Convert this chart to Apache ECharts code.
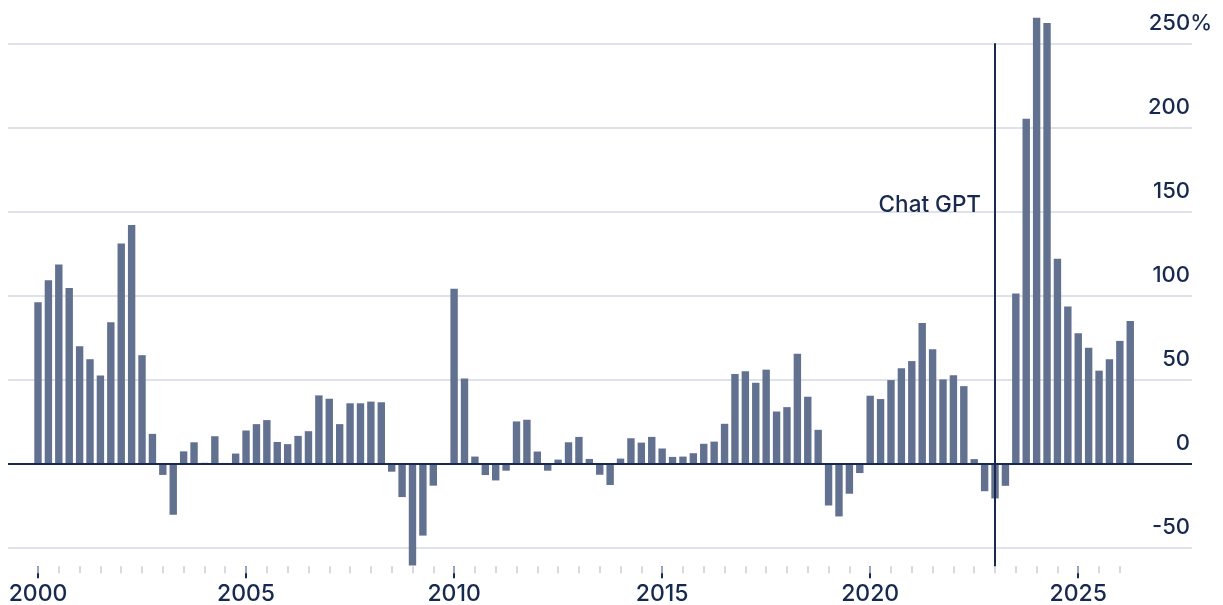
<!DOCTYPE html>
<html><head><meta charset="utf-8">
<script src="https://cdn.jsdelivr.net/npm/echarts@6/dist/echarts.min.js"></script>
<style>html,body{margin:0;padding:0;background:#fff}#c{width:1223px;height:605px}</style>
</head><body><div id="c"></div>
<script>
const quarters = [
 '2000Q1','2000Q2','2000Q3','2000Q4','2001Q1','2001Q2','2001Q3','2001Q4',
 '2002Q1','2002Q2','2002Q3','2002Q4','2003Q1','2003Q2','2003Q3','2003Q4',
 '2004Q1','2004Q2','2004Q3','2004Q4','2005Q1','2005Q2','2005Q3','2005Q4',
 '2006Q1','2006Q2','2006Q3','2006Q4','2007Q1','2007Q2','2007Q3','2007Q4',
 '2008Q1','2008Q2','2008Q3','2008Q4','2009Q1','2009Q2','2009Q3','2009Q4',
 '2010Q1','2010Q2','2010Q3','2010Q4','2011Q1','2011Q2','2011Q3','2011Q4',
 '2012Q1','2012Q2','2012Q3','2012Q4','2013Q1','2013Q2','2013Q3','2013Q4',
 '2014Q1','2014Q2','2014Q3','2014Q4','2015Q1','2015Q2','2015Q3','2015Q4',
 '2016Q1','2016Q2','2016Q3','2016Q4','2017Q1','2017Q2','2017Q3','2017Q4',
 '2018Q1','2018Q2','2018Q3','2018Q4','2019Q1','2019Q2','2019Q3','2019Q4',
 '2020Q1','2020Q2','2020Q3','2020Q4','2021Q1','2021Q2','2021Q3','2021Q4',
 '2022Q1','2022Q2','2022Q3','2022Q4','2023Q1','2023Q2','2023Q3','2023Q4',
 '2024Q1','2024Q2','2024Q3','2024Q4','2025Q1','2025Q2','2025Q3','2025Q4',
 '2026Q1','2026Q2'
];
const values = [
 96, 109, 118.5, 104.4,   69.8, 62.1, 52.4, 84.1,
 131, 142, 64.5, 17.7,    -6.7, -30.4, 7.3, 12.7,
 0.5, 16.3, 0.4, 6,       19.7, 23.5, 25.9, 12.9,
 11.6, 16.5, 19.3, 40.6,  38.6, 23.5, 35.9, 35.9,
 36.9, 36.5, -4.8, -19.9, -60.6, -42.8, -13.1, 0.3,
 104, 50.6, 4.2, -6.8,    -10, -4.2, 25.1, 26.1,
 7.2, -4.2, 2.4, 12.7,    15.9, 2.8, -6.6, -12.7,
 3.0, 15.1, 12.5, 15.9,   9.0, 4.0, 4.2, 6.2,
 11.8, 13.1, 23.7, 53.3,  54.9, 48.1, 55.9, 31.0,
 33.6, 65.4, 39.8, 20.1,  -24.9, -31.4, -17.9, -5.6,
 40.4, 38.4, 49.7, 56.7,  61.0, 83.7, 68.0, 50.1,
 52.5, 46.1, 2.7, -16.4,  -20.7, -13.2, 101.2, 205.2,
 265.2, 262.1, 121.9, 93.5, 77.6, 68.9, 55.3, 62.1,
 73.0, 84.9
];
const yTicks = [-50, 0, 50, 100, 150, 200, 250];
const xLabelYears = [2000, 2005, 2010, 2015, 2020, 2025];
const xHalfYearTicks = [
 2000,2000.5,2001,2001.5,2002,2002.5,2003,2003.5,2004,2004.5,
 2005,2005.5,2006,2006.5,2007,2007.5,2008,2008.5,2009,2009.5,
 2010,2010.5,2011,2011.5,2012,2012.5,2013,2013.5,2014,2014.5,
 2015,2015.5,2016,2016.5,2017,2017.5,2018,2018.5,2019,2019.5,
 2020,2020.5,2021,2021.5,2022,2022.5,2023,2023.5,2024,2024.5,
 2025,2025.5,2026
];
const eventName = 'Chat GPT';
const eventQuarter = '2023Q1';
const eventLabelLevel = 150;
const eventLineTop = 250;

const X_MIN = 1999.279, X_MAX = 2027.734, Y_MIN = -61, Y_MAX = 266;
const NAVY = '#18294f', BAR = '#627190', GRID = '#d4d9e4', MINOR = '#c9ced9';
const FONT = 'Inter';
const WEIGHT = 500;

function qPos(q){ return Number(q.slice(0,4)) + (Number(q.slice(5)) - 1) / 4; }
const barData = quarters.map((q, i) => [qPos(q), values[i]]);
const eventX = qPos(eventQuarter);

const chart = echarts.init(document.getElementById('c'));
const yLabelCommon = {
  color: NAVY, fontFamily: FONT, fontWeight: WEIGHT, fontSize: 22, lineHeight: 22,
  verticalAlign: 'bottom', padding: [0, 0, 9, 0]
};
chart.setOption({
  animation: false,
  backgroundColor: '#fff',
  grid: { left: 8, right: 31, top: 16.4, bottom: 38.8, outerBoundsMode: 'none' },
  xAxis: [
    { type: 'value', min: X_MIN, max: X_MAX, position: 'bottom',
      axisLine: { show: false, onZero: false }, splitLine: { show: false },
      axisTick: { show: true, customValues: xLabelYears, length: 12, lineStyle: { color: NAVY, width: 2 } },
      axisLabel: { customValues: xLabelYears, formatter: v => String(v), margin: 16,
        color: NAVY, fontFamily: FONT, fontWeight: WEIGHT, fontSize: 23, lineHeight: 23 } },
    { type: 'value', min: X_MIN, max: X_MAX, position: 'bottom',
      axisLine: { show: false, onZero: false }, splitLine: { show: false }, axisLabel: { show: false },
      axisTick: { show: true, customValues: xHalfYearTicks, length: 7, lineStyle: { color: MINOR, width: 1.5 } } }
  ],
  yAxis: [
    { type: 'value', min: Y_MIN, max: Y_MAX, position: 'right',
      axisLine: { show: false, onZero: false }, axisTick: { show: false }, splitLine: { show: false },
      axisLabel: Object.assign({ customValues: yTicks.filter(v => v !== 250), inside: true, margin: 2, align: 'right',
        formatter: v => String(v) }, yLabelCommon) },
    { type: 'value', min: Y_MIN, max: Y_MAX, position: 'right',
      axisLine: { show: false, onZero: false }, axisTick: { show: false }, splitLine: { show: false },
      axisLabel: Object.assign({ customValues: [250], inside: false, margin: 20, align: 'right',
        formatter: v => v + '%' }, yLabelCommon) }
  ],
  series: [
    { type: 'bar', xAxisIndex: 0, yAxisIndex: 0, data: barData, barWidth: 7.4,
      itemStyle: { color: BAR }, z: 2, silent: true,
      markLine: { silent: true, symbol: 'none', z: 1, label: { show: false },
        lineStyle: { color: GRID, width: 1.6, type: 'solid' },
        data: yTicks.filter(v => v !== 0).map(v => ({ yAxis: v })) } },
    { type: 'scatter', xAxisIndex: 0, yAxisIndex: 0, data: [[eventX, eventLabelLevel]],
      symbolSize: 0, z: 5, silent: true, itemStyle: { opacity: 1, color: NAVY },
      label: { show: true, formatter: eventName, position: 'left', distance: 14, offset: [0, -6],
        color: NAVY, opacity: 1, fontFamily: FONT, fontWeight: WEIGHT, fontSize: 22.5 },
      markLine: { silent: true, symbol: 'none', z: 5, label: { show: false },
        lineStyle: { color: NAVY, width: 2, type: 'solid' },
        data: [ { yAxis: 0 }, [ { coord: [eventX, eventLineTop] }, { coord: [eventX, Y_MIN] } ] ] } }
  ]
});
</script></body></html>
+++++
- [What needs to be done]: Write out the listing above again, exactly, but with no pictures in the copy.

- [Output]:
Convert this chart to Apache ECharts code.
<!DOCTYPE html>
<html><head><meta charset="utf-8">
<script src="https://cdn.jsdelivr.net/npm/echarts@6/dist/echarts.min.js"></script>
<style>html,body{margin:0;padding:0;background:#fff}#c{width:1223px;height:605px}</style>
</head><body><div id="c"></div>
<script>
const quarters = [
 '2000Q1','2000Q2','2000Q3','2000Q4','2001Q1','2001Q2','2001Q3','2001Q4',
 '2002Q1','2002Q2','2002Q3','2002Q4','2003Q1','2003Q2','2003Q3','2003Q4',
 '2004Q1','2004Q2','2004Q3','2004Q4','2005Q1','2005Q2','2005Q3','2005Q4',
 '2006Q1','2006Q2','2006Q3','2006Q4','2007Q1','2007Q2','2007Q3','2007Q4',
 '2008Q1','2008Q2','2008Q3','2008Q4','2009Q1','2009Q2','2009Q3','2009Q4',
 '2010Q1','2010Q2','2010Q3','2010Q4','2011Q1','2011Q2','2011Q3','2011Q4',
 '2012Q1','2012Q2','2012Q3','2012Q4','2013Q1','2013Q2','2013Q3','2013Q4',
 '2014Q1','2014Q2','2014Q3','2014Q4','2015Q1','2015Q2','2015Q3','2015Q4',
 '2016Q1','2016Q2','2016Q3','2016Q4','2017Q1','2017Q2','2017Q3','2017Q4',
 '2018Q1','2018Q2','2018Q3','2018Q4','2019Q1','2019Q2','2019Q3','2019Q4',
 '2020Q1','2020Q2','2020Q3','2020Q4','2021Q1','2021Q2','2021Q3','2021Q4',
 '2022Q1','2022Q2','2022Q3','2022Q4','2023Q1','2023Q2','2023Q3','2023Q4',
 '2024Q1','2024Q2','2024Q3','2024Q4','2025Q1','2025Q2','2025Q3','2025Q4',
 '2026Q1','2026Q2'
];
const values = [
 96, 109, 118.5, 104.4,   69.8, 62.1, 52.4, 84.1,
 131, 142, 64.5, 17.7,    -6.7, -30.4, 7.3, 12.7,
 0.5, 16.3, 0.4, 6,       19.7, 23.5, 25.9, 12.9,
 11.6, 16.5, 19.3, 40.6,  38.6, 23.5, 35.9, 35.9,
 36.9, 36.5, -4.8, -19.9, -60.6, -42.8, -13.1, 0.3,
 104, 50.6, 4.2, -6.8,    -10, -4.2, 25.1, 26.1,
 7.2, -4.2, 2.4, 12.7,    15.9, 2.8, -6.6, -12.7,
 3.0, 15.1, 12.5, 15.9,   9.0, 4.0, 4.2, 6.2,
 11.8, 13.1, 23.7, 53.3,  54.9, 48.1, 55.9, 31.0,
 33.6, 65.4, 39.8, 20.1,  -24.9, -31.4, -17.9, -5.6,
 40.4, 38.4, 49.7, 56.7,  61.0, 83.7, 68.0, 50.1,
 52.5, 46.1, 2.7, -16.4,  -20.7, -13.2, 101.2, 205.2,
 265.2, 262.1, 121.9, 93.5, 77.6, 68.9, 55.3, 62.1,
 73.0, 84.9
];
const yTicks = [-50, 0, 50, 100, 150, 200, 250];
const xLabelYears = [2000, 2005, 2010, 2015, 2020, 2025];
const xHalfYearTicks = [
 2000,2000.5,2001,2001.5,2002,2002.5,2003,2003.5,2004,2004.5,
 2005,2005.5,2006,2006.5,2007,2007.5,2008,2008.5,2009,2009.5,
 2010,2010.5,2011,2011.5,2012,2012.5,2013,2013.5,2014,2014.5,
 2015,2015.5,2016,2016.5,2017,2017.5,2018,2018.5,2019,2019.5,
 2020,2020.5,2021,2021.5,2022,2022.5,2023,2023.5,2024,2024.5,
 2025,2025.5,2026
];
const eventName = 'Chat GPT';
const eventQuarter = '2023Q1';
const eventLabelLevel = 150;
const eventLineTop = 250;

const X_MIN = 1999.279, X_MAX = 2027.734, Y_MIN = -61, Y_MAX = 266;
const NAVY = '#18294f', BAR = '#627190', GRID = '#d4d9e4', MINOR = '#c9ced9';
const FONT = 'Inter';
const WEIGHT = 500;

function qPos(q){ return Number(q.slice(0,4)) + (Number(q.slice(5)) - 1) / 4; }
const barData = quarters.map((q, i) => [qPos(q), values[i]]);
const eventX = qPos(eventQuarter);

const chart = echarts.init(document.getElementById('c'));
const yLabelCommon = {
  color: NAVY, fontFamily: FONT, fontWeight: WEIGHT, fontSize: 22, lineHeight: 22,
  verticalAlign: 'bottom', padding: [0, 0, 9, 0]
};
chart.setOption({
  animation: false,
  backgroundColor: '#fff',
  grid: { left: 8, right: 31, top: 16.4, bottom: 38.8, outerBoundsMode: 'none' },
  xAxis: [
    { type: 'value', min: X_MIN, max: X_MAX, position: 'bottom',
      axisLine: { show: false, onZero: false }, splitLine: { show: false },
      axisTick: { show: true, customValues: xLabelYears, length: 12, lineStyle: { color: NAVY, width: 2 } },
      axisLabel: { customValues: xLabelYears, formatter: v => String(v), margin: 16,
        color: NAVY, fontFamily: FONT, fontWeight: WEIGHT, fontSize: 23, lineHeight: 23 } },
    { type: 'value', min: X_MIN, max: X_MAX, position: 'bottom',
      axisLine: { show: false, onZero: false }, splitLine: { show: false }, axisLabel: { show: false },
      axisTick: { show: true, customValues: xHalfYearTicks, length: 7, lineStyle: { color: MINOR, width: 1.5 } } }
  ],
  yAxis: [
    { type: 'value', min: Y_MIN, max: Y_MAX, position: 'right',
      axisLine: { show: false, onZero: false }, axisTick: { show: false }, splitLine: { show: false },
      axisLabel: Object.assign({ customValues: yTicks.filter(v => v !== 250), inside: true, margin: 2, align: 'right',
        formatter: v => String(v) }, yLabelCommon) },
    { type: 'value', min: Y_MIN, max: Y_MAX, position: 'right',
      axisLine: { show: false, onZero: false }, axisTick: { show: false }, splitLine: { show: false },
      axisLabel: Object.assign({ customValues: [250], inside: false, margin: 20, align: 'right',
        formatter: v => v + '%' }, yLabelCommon) }
  ],
  series: [
    { type: 'bar', xAxisIndex: 0, yAxisIndex: 0, data: barData, barWidth: 7.4,
      itemStyle: { color: BAR }, z: 2, silent: true,
      markLine: { silent: true, symbol: 'none', z: 1, label: { show: false },
        lineStyle: { color: GRID, width: 1.6, type: 'solid' },
        data: yTicks.filter(v => v !== 0).map(v => ({ yAxis: v })) } },
    { type: 'scatter', xAxisIndex: 0, yAxisIndex: 0, data: [[eventX, eventLabelLevel]],
      symbolSize: 0, z: 5, silent: true, itemStyle: { opacity: 1, color: NAVY },
      label: { show: true, formatter: eventName, position: 'left', distance: 14, offset: [0, -6],
        color: NAVY, opacity: 1, fontFamily: FONT, fontWeight: WEIGHT, fontSize: 22.5 },
      markLine: { silent: true, symbol: 'none', z: 5, label: { show: false },
        lineStyle: { color: NAVY, width: 2, type: 'solid' },
        data: [ { yAxis: 0 }, [ { coord: [eventX, eventLineTop] }, { coord: [eventX, Y_MIN] } ] ] } }
  ]
});
</script></body></html>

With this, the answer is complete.